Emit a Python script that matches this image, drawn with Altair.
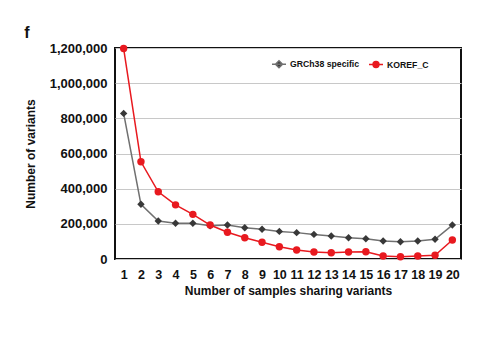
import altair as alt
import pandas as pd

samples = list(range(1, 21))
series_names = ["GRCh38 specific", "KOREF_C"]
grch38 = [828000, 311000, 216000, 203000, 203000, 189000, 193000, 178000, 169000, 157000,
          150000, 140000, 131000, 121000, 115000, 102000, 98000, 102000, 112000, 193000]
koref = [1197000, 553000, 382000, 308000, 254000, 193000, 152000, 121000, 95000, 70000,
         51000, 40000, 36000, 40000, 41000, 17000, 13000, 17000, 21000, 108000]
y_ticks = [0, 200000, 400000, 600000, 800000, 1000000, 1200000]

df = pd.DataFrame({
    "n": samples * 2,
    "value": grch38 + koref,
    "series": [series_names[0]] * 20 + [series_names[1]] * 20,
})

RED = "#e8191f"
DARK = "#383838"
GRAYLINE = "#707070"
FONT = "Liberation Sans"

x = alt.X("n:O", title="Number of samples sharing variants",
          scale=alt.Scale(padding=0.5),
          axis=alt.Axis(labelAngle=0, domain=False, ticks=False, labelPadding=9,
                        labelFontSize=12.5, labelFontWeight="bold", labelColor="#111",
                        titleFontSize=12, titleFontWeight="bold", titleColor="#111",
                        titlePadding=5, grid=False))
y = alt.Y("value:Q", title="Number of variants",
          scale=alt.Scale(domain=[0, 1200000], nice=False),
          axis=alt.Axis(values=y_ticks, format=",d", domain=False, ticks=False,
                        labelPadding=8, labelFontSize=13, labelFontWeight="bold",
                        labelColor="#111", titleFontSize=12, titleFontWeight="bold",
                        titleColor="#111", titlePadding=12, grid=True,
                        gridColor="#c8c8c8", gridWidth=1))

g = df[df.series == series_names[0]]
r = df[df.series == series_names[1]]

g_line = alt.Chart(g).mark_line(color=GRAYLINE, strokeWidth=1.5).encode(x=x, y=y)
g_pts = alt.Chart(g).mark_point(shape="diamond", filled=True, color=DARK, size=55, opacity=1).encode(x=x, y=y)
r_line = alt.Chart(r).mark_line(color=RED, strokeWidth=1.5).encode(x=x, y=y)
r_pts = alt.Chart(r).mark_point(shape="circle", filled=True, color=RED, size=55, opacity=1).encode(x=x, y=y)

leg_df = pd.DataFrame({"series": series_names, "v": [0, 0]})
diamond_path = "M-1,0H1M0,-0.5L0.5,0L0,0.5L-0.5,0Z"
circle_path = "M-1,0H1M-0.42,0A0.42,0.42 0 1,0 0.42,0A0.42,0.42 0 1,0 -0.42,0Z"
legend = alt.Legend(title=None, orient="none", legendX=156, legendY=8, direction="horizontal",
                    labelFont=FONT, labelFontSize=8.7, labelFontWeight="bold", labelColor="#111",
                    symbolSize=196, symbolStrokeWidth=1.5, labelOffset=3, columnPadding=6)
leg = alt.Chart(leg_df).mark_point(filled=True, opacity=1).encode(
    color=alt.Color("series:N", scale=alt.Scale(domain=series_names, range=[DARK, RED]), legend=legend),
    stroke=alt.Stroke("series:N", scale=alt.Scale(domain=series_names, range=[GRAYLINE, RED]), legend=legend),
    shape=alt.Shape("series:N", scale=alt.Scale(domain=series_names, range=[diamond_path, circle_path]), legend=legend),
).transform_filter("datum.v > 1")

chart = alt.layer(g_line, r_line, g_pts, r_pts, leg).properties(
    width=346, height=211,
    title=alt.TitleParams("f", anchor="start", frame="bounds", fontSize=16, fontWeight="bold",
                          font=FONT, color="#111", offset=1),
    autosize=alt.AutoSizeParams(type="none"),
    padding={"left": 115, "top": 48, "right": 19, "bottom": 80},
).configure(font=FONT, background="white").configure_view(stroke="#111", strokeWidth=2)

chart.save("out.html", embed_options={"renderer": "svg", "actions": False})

--

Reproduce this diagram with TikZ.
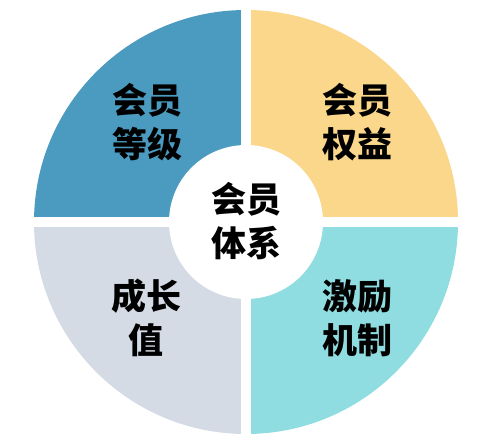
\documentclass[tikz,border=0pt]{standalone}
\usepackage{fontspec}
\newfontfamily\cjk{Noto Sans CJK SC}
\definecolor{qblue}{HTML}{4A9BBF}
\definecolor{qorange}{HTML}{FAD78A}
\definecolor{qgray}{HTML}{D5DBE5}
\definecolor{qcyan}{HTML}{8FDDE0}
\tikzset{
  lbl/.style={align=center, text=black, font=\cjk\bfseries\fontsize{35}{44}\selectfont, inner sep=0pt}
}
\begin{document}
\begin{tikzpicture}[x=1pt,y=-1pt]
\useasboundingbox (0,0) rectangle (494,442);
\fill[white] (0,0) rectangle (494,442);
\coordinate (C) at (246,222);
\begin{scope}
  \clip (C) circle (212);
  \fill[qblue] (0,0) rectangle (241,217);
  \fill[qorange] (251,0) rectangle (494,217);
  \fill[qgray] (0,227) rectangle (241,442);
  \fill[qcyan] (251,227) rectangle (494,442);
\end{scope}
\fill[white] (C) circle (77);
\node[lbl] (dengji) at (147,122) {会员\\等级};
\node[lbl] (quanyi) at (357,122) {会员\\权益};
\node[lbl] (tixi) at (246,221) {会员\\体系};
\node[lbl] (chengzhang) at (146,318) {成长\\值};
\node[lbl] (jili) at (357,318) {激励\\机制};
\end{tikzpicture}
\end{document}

• _Given instruction_
Exactly and only the lines from the line with "Emit a Python" to the line with "y_ticks = [0, 200000, 400000, 600000, 800000, 1000000, 1200000]", both ends included, should be echoed. Do not carry over the pictures.

• _Solution for this task_
Emit a Python script that matches this image, drawn with Altair.
import altair as alt
import pandas as pd

samples = list(range(1, 21))
series_names = ["GRCh38 specific", "KOREF_C"]
grch38 = [828000, 311000, 216000, 203000, 203000, 189000, 193000, 178000, 169000, 157000,
          150000, 140000, 131000, 121000, 115000, 102000, 98000, 102000, 112000, 193000]
koref = [1197000, 553000, 382000, 308000, 254000, 193000, 152000, 121000, 95000, 70000,
         51000, 40000, 36000, 40000, 41000, 17000, 13000, 17000, 21000, 108000]
y_ticks = [0, 200000, 400000, 600000, 800000, 1000000, 1200000]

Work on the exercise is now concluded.